Şimşek’in Erdoğan’ı ikna etmesi gerekecek

Asıl iş ise bu girişlerin sürekliliğinin sağlanması ve önemli doğrudan yabancı sermaye girişlerinin gerçekleştirilebilmesinde. İşte Mart sonu yapılacak yerel seçimlere kadar, faiz artışları ve olumluya çevrilen küresel iklim nedeniyle sıcak para girişinin devam etmesini, artık bekleyebiliriz. Ancak ondan sonra, özellikle doğrudan yatırım için gelecek yabancı sermaye için, Mehmet Şimşek’in radikal tedbir alınması konusunda Cumhurbaşkanı Erdoğan’ı ikna etmesi gerekecek. Cumhurbaşkanı Erdoğan’ın oluşacak görece olumlu hava ve döviz sıkıntısının atlatılması nedeniyle, harcamaları artırma eğilimine tekrar girme tehlikesinin bulunduğu çok açık. Bunu önlemek için bütçe disiplinini kalıcı biçimde sağlayacak, istikrarın önünde engel olan yapısal konularda tedbirlerin alınmasına ihtiyaç var.

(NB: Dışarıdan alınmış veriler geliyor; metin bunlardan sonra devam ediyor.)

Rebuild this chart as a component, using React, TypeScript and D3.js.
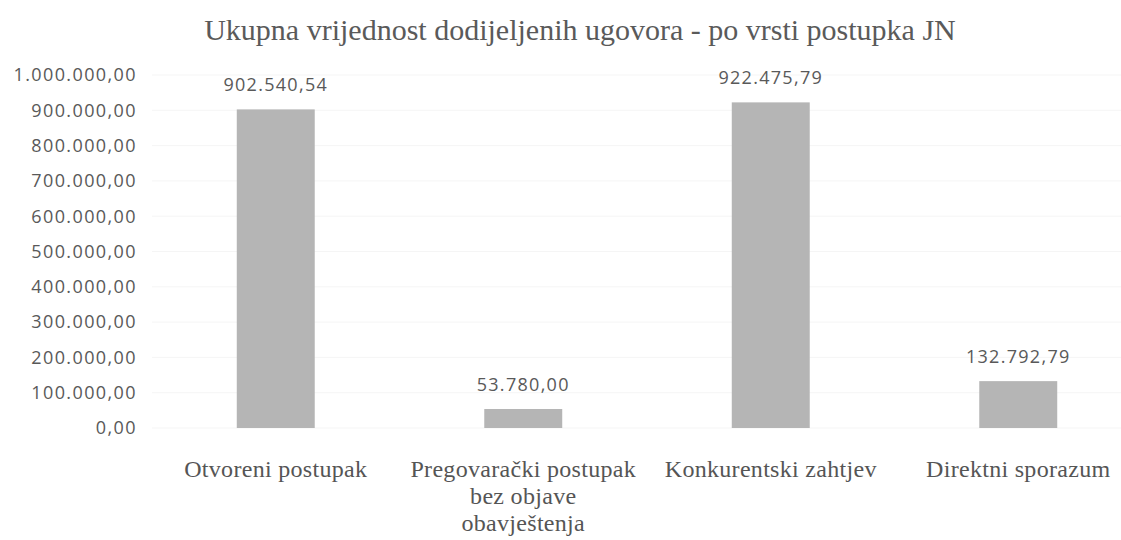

Bununla birlikte, amaçlanan önemli yatırımların başlaması için, doğrudan yabancı sermaye girişini sağlayacak güven ikliminin tam anlamıyla oluşturulması gerekecek. Yani hala Cumhurbaşkanı Erdoğan’ın ekonomi politikalarında değişiklik yapacağına ilişkin şüpheler var ve bu şüphelerin giderilmesi gerekiyor. İşte bu nedenle örneğin Merkez Bankası bağımsızlığı gibi, kurumsal yapıyı güçlendirecek yapısal tedbirlere ve kararlara ihtiyaç duyulacak. Mehmet Şimşek’in bu tür radikal kararlar konusunda Cumhurbaşkanı Erdoğan’ı ikna edip edemeyeceği henüz bilinmiyor.

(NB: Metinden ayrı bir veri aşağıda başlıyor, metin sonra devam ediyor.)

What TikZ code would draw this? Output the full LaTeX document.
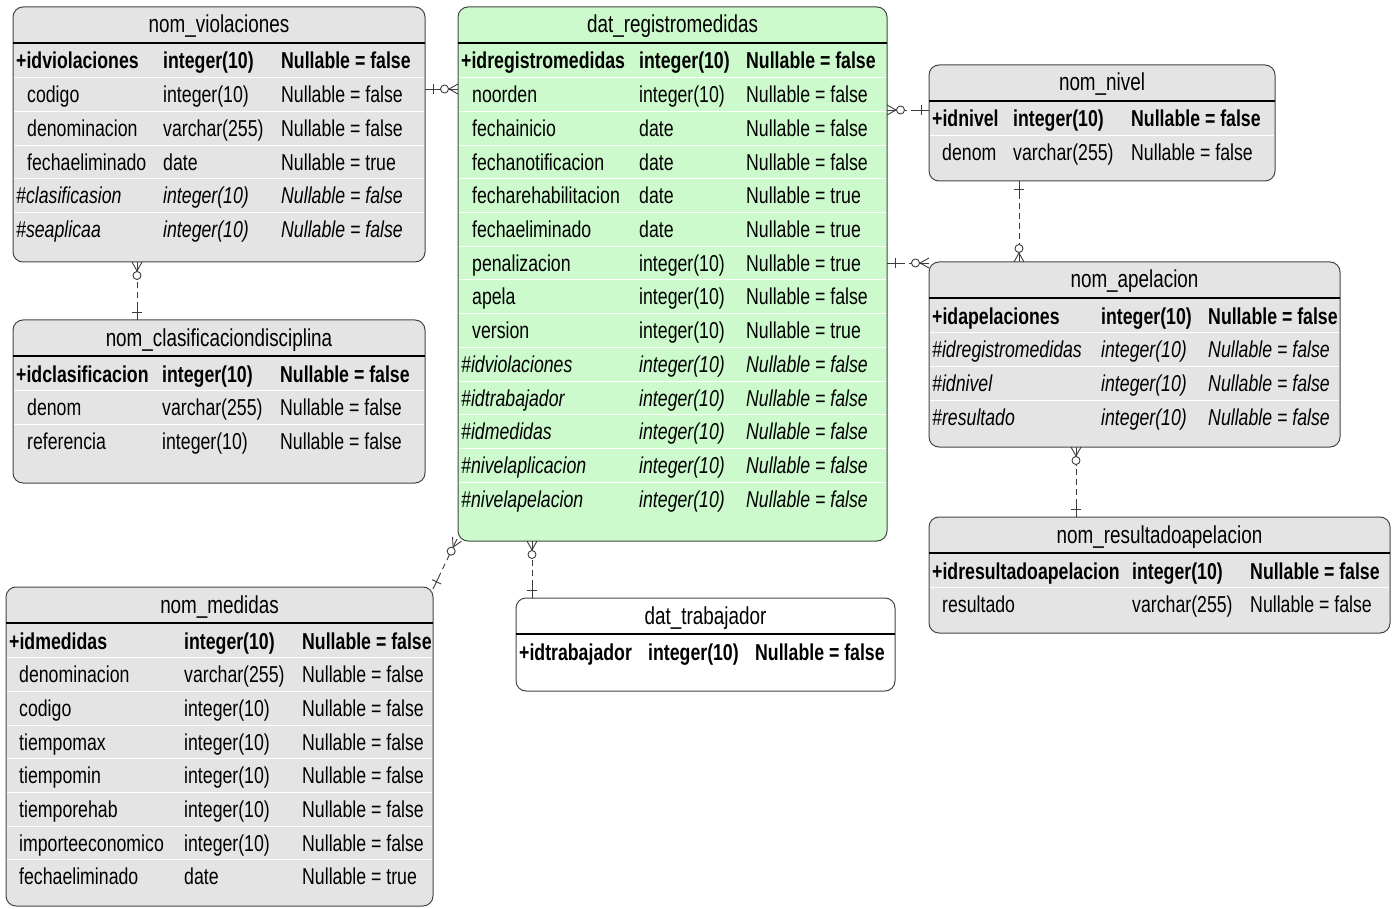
\documentclass[tikz,border=0pt]{standalone}
\usepackage{fontspec}
\setmainfont{Liberation Sans}[FakeStretch=0.77]
\usetikzlibrary{calc}

\definecolor{boxgray}{RGB}{228,228,228}
\definecolor{boxgreen}{RGB}{204,250,204}
\definecolor{edge}{RGB}{70,70,70}
\definecolor{relc}{RGB}{60,60,60}

\tikzset{
  x=1pt, y=-1pt,
  tbl/.style={draw=edge, line width=1pt, rounded corners=10pt, inner sep=0pt, outer sep=0pt, anchor=north west},
  grayfill/.style={fill=boxgray},
  greenfill/.style={fill=boxgreen},
  whitefill/.style={fill=white},
  hdr/.style={draw=black, line width=1.2pt},
  sep/.style={draw=white, line width=1pt},
  title/.style={anchor=base, inner sep=0pt, font=\fontsize{24.5}{28}\selectfont},
  cell/.style={anchor=base west, inner sep=0pt, font=\fontsize{23}{26}\selectfont},
  pkf/.style={font=\fontsize{23}{26}\selectfont\bfseries},
  fkf/.style={font=\fontsize{23}{26}\selectfont\itshape},
  fdf/.style={},
  relsolid/.style={draw=relc, line width=0.9pt},
  reldash/.style={draw=relc, line width=0.9pt, dash pattern=on 6pt off 4pt},
}

% table frame: name, fill style, left, top, right, bottom, title
\newcommand\erbox[7]{%
  \node[tbl,#2,minimum width={#5-#3},minimum height={#6-#4}] (#1) at (#3,#4) {};
  \draw[hdr] (#1.west |- 0,#4+36) -- (#1.east |- 0,#4+36);
  \node[title] (#1-title) at ({(#3+#5)/2},#4+26) {#7};
}
% white lines between field rows: left, right, top, number of separators
\newcommand\rowlines[4]{%
  \foreach \k in {1,...,#4}
    \draw[sep] (#1+1,{#3+37+33.7*\k}) -- (#2-1,{#3+37+33.7*\k});
}
% column layout of the current table: top, key x, field x, type x, nullable x
\newcommand\settable[5]{\def\Ttop{#1}\def\Xa{#2}\def\Xb{#3}\def\Xc{#4}\def\Xd{#5}}
\newcommand\frow[7]{%
  \node[cell,#1] (#3-a) at (#2,{\Ttop+62+33.7*#4}) {#5};
  \node[cell,#1] (#3-b) at (\Xc,{\Ttop+62+33.7*#4}) {#6};
  \node[cell,#1] (#3-c) at (\Xd,{\Ttop+62+33.7*#4}) {#7};
}
\newcommand\pk[5]{\frow{pkf}{\Xa}{#1}{#2}{#3}{#4}{#5}}
\newcommand\fk[5]{\frow{fkf}{\Xa}{#1}{#2}{#3}{#4}{#5}}
\newcommand\fd[5]{\frow{fdf}{\Xb}{#1}{#2}{#3}{#4}{#5}}

% relationship: #1 = end at the "zero or many" side, #2 = end at the "one" side
\newcommand\relation[2]{%
  \coordinate (#1-v) at ($(#1)!9pt!(#2)$);
  \coordinate (#2-b) at ($(#2)!8pt!(#1)$);
  \draw[relsolid] ($(#1)!5pt!90:(#2)$) -- (#1-v) -- ($(#1)!5pt!-90:(#2)$);
  \draw[relsolid] (#1) -- (#1-v);
  \draw[relsolid] ($(#1)!13.5pt!(#2)$) circle (4pt);
  \draw[relsolid] ($(#2-b)!5pt!90:(#2)$) -- ($(#2-b)!5pt!-90:(#2)$);
  \draw[relsolid] (#2) -- ($(#2)!12pt!(#1)$);
  \draw[reldash] ($(#2)!12pt!(#1)$) -- ($(#1)!17.5pt!(#2)$);
}

\begin{document}
\begin{tikzpicture}
\fill[white] (0,0) rectangle (1395,909);
\useasboundingbox (0,0) rectangle (1395,909);

% ---------- nom_violaciones
\erbox{viol}{grayfill}{13}{7}{425}{262}{nom\_violaciones}
\rowlines{13}{425}{7}{5}
\settable{7}{16}{27}{163}{281}
\pk{v0}{0}{+idviolaciones}{integer(10)}{Nullable = false}
\fd{v1}{1}{codigo}{integer(10)}{Nullable = false}
\fd{v2}{2}{denominacion}{varchar(255)}{Nullable = false}
\fd{v3}{3}{fechaeliminado}{date}{Nullable = true}
\fk{v4}{4}{\#clasificasion}{integer(10)}{Nullable = false}
\fk{v5}{5}{\#seaplicaa}{integer(10)}{Nullable = false}

% ---------- nom_clasificaciondisciplina
\erbox{clas}{grayfill}{13}{320}{425}{483}{nom\_clasificaciondisciplina}
\rowlines{13}{425}{320}{2}
\settable{320}{16}{27}{162}{280}
\pk{c0}{0}{+idclasificacion}{integer(10)}{Nullable = false}
\fd{c1}{1}{denom}{varchar(255)}{Nullable = false}
\fd{c2}{2}{referencia}{integer(10)}{Nullable = false}

% ---------- dat_registromedidas
\erbox{reg}{greenfill}{458}{7}{887}{541}{dat\_registromedidas}
\rowlines{458}{887}{7}{13}
\settable{7}{461}{472}{639}{746}
\pk{r0}{0}{+idregistromedidas}{integer(10)}{Nullable = false}
\fd{r1}{1}{noorden}{integer(10)}{Nullable = false}
\fd{r2}{2}{fechainicio}{date}{Nullable = false}
\fd{r3}{3}{fechanotificacion}{date}{Nullable = false}
\fd{r4}{4}{fecharehabilitacion}{date}{Nullable = true}
\fd{r5}{5}{fechaeliminado}{date}{Nullable = true}
\fd{r6}{6}{penalizacion}{integer(10)}{Nullable = true}
\fd{r7}{7}{apela}{integer(10)}{Nullable = false}
\fd{r8}{8}{version}{integer(10)}{Nullable = true}
\fk{r9}{9}{\#idviolaciones}{integer(10)}{Nullable = false}
\fk{r10}{10}{\#idtrabajador}{integer(10)}{Nullable = false}
\fk{r11}{11}{\#idmedidas}{integer(10)}{Nullable = false}
\fk{r12}{12}{\#nivelaplicacion}{integer(10)}{Nullable = false}
\fk{r13}{13}{\#nivelapelacion}{integer(10)}{Nullable = false}

% ---------- nom_nivel
\erbox{nivel}{grayfill}{929}{65}{1275}{181}{nom\_nivel}
\rowlines{929}{1275}{65}{1}
\settable{65}{932}{942}{1013}{1131}
\pk{n0}{0}{+idnivel}{integer(10)}{Nullable = false}
\fd{n1}{1}{denom}{varchar(255)}{Nullable = false}

% ---------- nom_apelacion
\erbox{apel}{grayfill}{929}{262}{1340}{447}{nom\_apelacion}
\rowlines{929}{1340}{262}{3}
\settable{262}{932}{942}{1101}{1208}
\pk{a0}{0}{+idapelaciones}{integer(10)}{Nullable = false}
\fk{a1}{1}{\#idregistromedidas}{integer(10)}{Nullable = false}
\fk{a2}{2}{\#idnivel}{integer(10)}{Nullable = false}
\fk{a3}{3}{\#resultado}{integer(10)}{Nullable = false}

% ---------- nom_resultadoapelacion
\erbox{res}{grayfill}{929}{517}{1390}{633}{nom\_resultadoapelacion}
\rowlines{929}{1390}{517}{1}
\settable{517}{932}{942}{1132}{1250}
\pk{s0}{0}{+idresultadoapelacion}{integer(10)}{Nullable = false}
\fd{s1}{1}{resultado}{varchar(255)}{Nullable = false}

% ---------- nom_medidas
\erbox{med}{grayfill}{6}{587}{433}{906}{nom\_medidas}
\rowlines{6}{433}{587}{7}
\settable{587}{9}{19}{184}{302}
\pk{m0}{0}{+idmedidas}{integer(10)}{Nullable = false}
\fd{m1}{1}{denominacion}{varchar(255)}{Nullable = false}
\fd{m2}{2}{codigo}{integer(10)}{Nullable = false}
\fd{m3}{3}{tiempomax}{integer(10)}{Nullable = false}
\fd{m4}{4}{tiempomin}{integer(10)}{Nullable = false}
\fd{m5}{5}{tiemporehab}{integer(10)}{Nullable = false}
\fd{m6}{6}{importeeconomico}{integer(10)}{Nullable = false}
\fd{m7}{7}{fechaeliminado}{date}{Nullable = true}

% ---------- dat_trabajador
\erbox{trab}{whitefill}{516}{598}{895}{691}{dat\_trabajador}
\settable{598}{519}{529}{648}{755}
\pk{t0}{0}{+idtrabajador}{integer(10)}{Nullable = false}

% ---------- relationships
\coordinate (e1m) at (reg.west |- 0,89);
\coordinate (e1o) at (viol.east |- 0,89);
\relation{e1m}{e1o}

\coordinate (e2m) at (reg.east |- 0,110);
\coordinate (e2o) at (nivel.west |- 0,110);
\relation{e2m}{e2o}

\coordinate (e3m) at (apel.west |- 0,263);
\coordinate (e3o) at (reg.east |- 0,263);
\relation{e3m}{e3o}

\coordinate (e4m) at (apel.north -| 1019,0);
\coordinate (e4o) at (nivel.south -| 1019,0);
\relation{e4m}{e4o}

\coordinate (e5m) at (viol.south -| 137,0);
\coordinate (e5o) at (clas.north -| 137,0);
\relation{e5m}{e5o}

\coordinate (e6m) at ($(reg.south west)+(-1,-2)$);
\coordinate (e6o) at ($(med.north east)+(0,2)$);
\relation{e6m}{e6o}

\coordinate (e7m) at (reg.south -| 532,0);
\coordinate (e7o) at (trab.north -| 532,0);
\relation{e7m}{e7o}

\coordinate (e8m) at (apel.south -| 1076,0);
\coordinate (e8o) at (res.north -| 1076,0);
\relation{e8m}{e8o}
\end{tikzpicture}
\end{document}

Ek radikal tedbirler alınmazsa enflasyon düşmez

Bu güven sağlanamadığı takdirde, o zaman tartışmaları başlayan, IMF’le yeni bir anlaşma yapılmasına daha fazla ihtiyaç duyulması gündeme gelecek.

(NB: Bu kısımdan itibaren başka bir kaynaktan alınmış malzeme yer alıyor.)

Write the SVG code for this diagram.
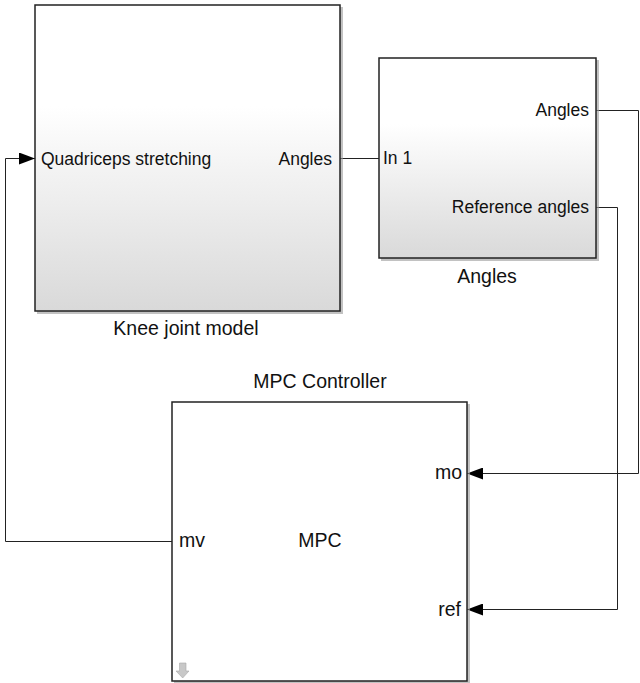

Ek tedbirler olmadığı takdirde, enflasyon bütçe disiplini ve parasal disiplinle yüzde 30’lara, hatta 20’li rakamlara indirilebilir. Ancak piyasa beklentilerinin de gösterdiği gibi; enflasyon bu rakamlara düşse de, yüksek reel faizin uzun süre uygulanması yönünde bir ihtiyaç hissediliyor. Bu kadar uzun süre, bu kadar sıkı para ve bütçe politikasına Cumhurbaşkanı Erdoğan’ın razı olması pek beklenemez. Seçim sonrası ek radikal tedbirler alınmazsa, enflasyonun yüzde 20’nin altına indirilmesi, neredeyse imkansız gözüküyor.